- Stated task: Begin with the first line of the material and write out each line exactly, ending with the line that contains "plt.rcParams['font.family'] = ['Open". Pictures are not part of the copy.

- Items from a dataset:
** BEGIN **

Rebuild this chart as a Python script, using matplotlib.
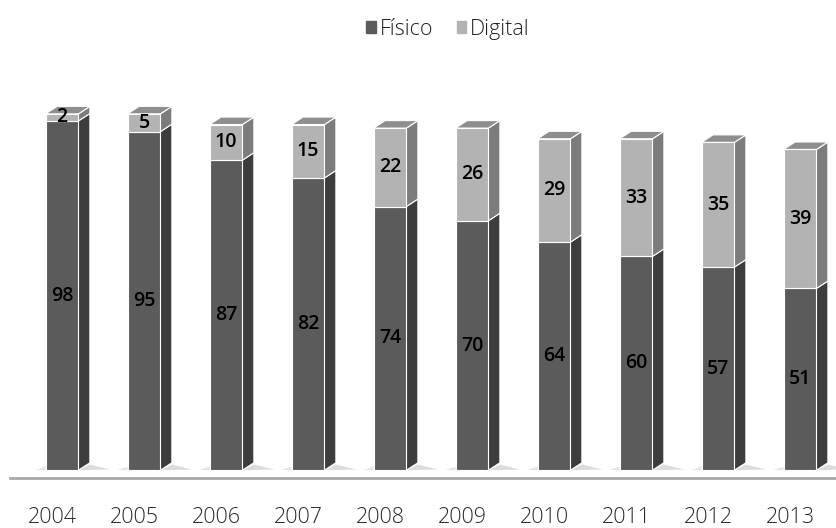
import matplotlib.pyplot as plt
from matplotlib.patches import Polygon, Patch

years = ["2004", "2005", "2006", "2007", "2008", "2009", "2010", "2011", "2012", "2013"]
fisico = [98, 95, 87, 82, 74, 70, 64, 60, 57, 51]
digital = [2, 5, 10, 15, 22, 26, 29, 33, 35, 39]

# face colours: front, side, top
FIS = ("#5b5b5b", "#3d3d3d", "#777777")
DIG = ("#b3b3b3", "#7c7c7c", "#8e8e8e")

plt.rcParams['font.family'] = ['Open Sans', 'DejaVu Sans']

fig = plt.figure(figsize=(8.37, 5.28), dpi=100)
ax = fig.add_axes([0, 0.0909, 1, 0.7765])
ax.set_xlim(-0.756, 9.451)
ax.set_ylim(-2.74, 112.3)
ax.axis("off")

width = 0.40
dx, dy = 0.14, 2.1  # depth of the pseudo-3d box


def box(x0, y0, y1, colors, top=True):
    x1 = x0 + width
    ax.add_patch(Polygon([(x1, y0), (x1 + dx, y0 + dy), (x1 + dx, y1 + dy), (x1, y1)],
                         closed=True, fc=colors[1], ec="white", lw=0.8, zorder=3))
    if top:
        ax.add_patch(Polygon([(x0, y1), (x0 + dx, y1 + dy), (x1 + dx, y1 + dy), (x1, y1)],
                             closed=True, fc=colors[2], ec="white", lw=0.8, zorder=3))


xs = list(range(len(years)))
# soft floor shadows either side of each bar
for x in xs:
    ax.add_patch(Polygon([(x + width / 2, 0), (x + width / 2 + dx + 0.25, 0.2),
                          (x + width / 2 + dx, 1.6)],
                         closed=True, fc="#dcdcdc", ec="none", zorder=1))
    ax.add_patch(Polygon([(x - width / 2 - 0.12, 0.1), (x - width / 2, 0),
                          (x - width / 2, 1.0)],
                         closed=True, fc="#e4e4e4", ec="none", zorder=1))

ax.bar(xs, fisico, width=width, color=FIS[0], edgecolor="white", linewidth=0.8, zorder=4)
ax.bar(xs, digital, width=width, bottom=fisico, color=DIG[0], edgecolor="white",
       linewidth=0.8, zorder=4)

for x, f, d in zip(xs, fisico, digital):
    box(x - width / 2, 0, f, FIS, top=False)
    box(x - width / 2, f, f + d, DIG)
    ax.text(x, f / 2, str(f), ha="center", va="center", fontsize=14,
            fontweight="semibold", color="black", zorder=5)
    ax.text(x, f + d / 2, str(d), ha="center", va="center", fontsize=14,
            fontweight="semibold", color="black", zorder=5)
    ax.text(x - 0.12, -13.2, years[x], ha="center", va="center",
            fontsize=15.5, fontweight="light", color="#2a2a2a", clip_on=False)

# floor line
ax.plot([-0.63, 9.45], [-2.2, -2.2], color="#a8a8a8", lw=2, zorder=2, clip_on=False)

handles = [Patch(color=FIS[0], label="Físico"), Patch(color=DIG[0], label="Digital")]
fig.legend(handles=handles, loc="center", bbox_to_anchor=(0.535, 0.945), ncol=2,
           frameon=False, fontsize=15.5, handlelength=0.45, handleheight=0.45,
           handletextpad=0.15, columnspacing=1.1, labelcolor="#222222",
           prop={"weight": "light", "size": 15.5})

fig.savefig("out.png", dpi=100, facecolor="white")
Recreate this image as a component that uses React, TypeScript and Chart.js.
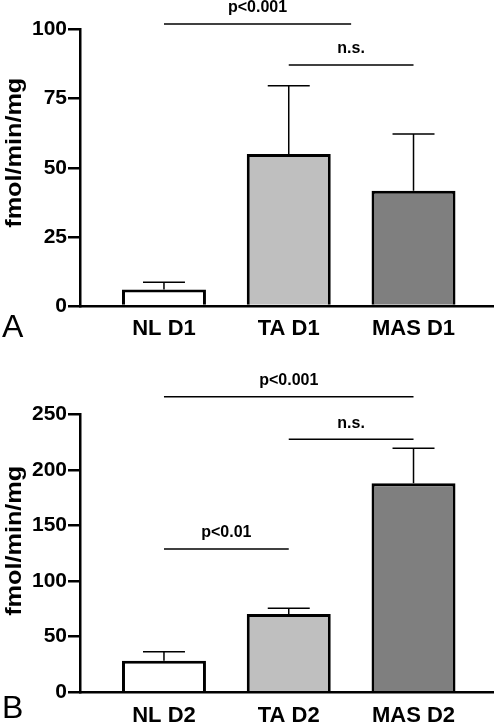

** END **

- Reply:
Rebuild this chart as a Python script, using matplotlib.
import matplotlib.pyplot as plt
from matplotlib.patches import Polygon, Patch

years = ["2004", "2005", "2006", "2007", "2008", "2009", "2010", "2011", "2012", "2013"]
fisico = [98, 95, 87, 82, 74, 70, 64, 60, 57, 51]
digital = [2, 5, 10, 15, 22, 26, 29, 33, 35, 39]

# face colours: front, side, top
FIS = ("#5b5b5b", "#3d3d3d", "#777777")
DIG = ("#b3b3b3", "#7c7c7c", "#8e8e8e")

plt.rcParams['font.family'] = ['Open Sans', 'DejaVu Sans']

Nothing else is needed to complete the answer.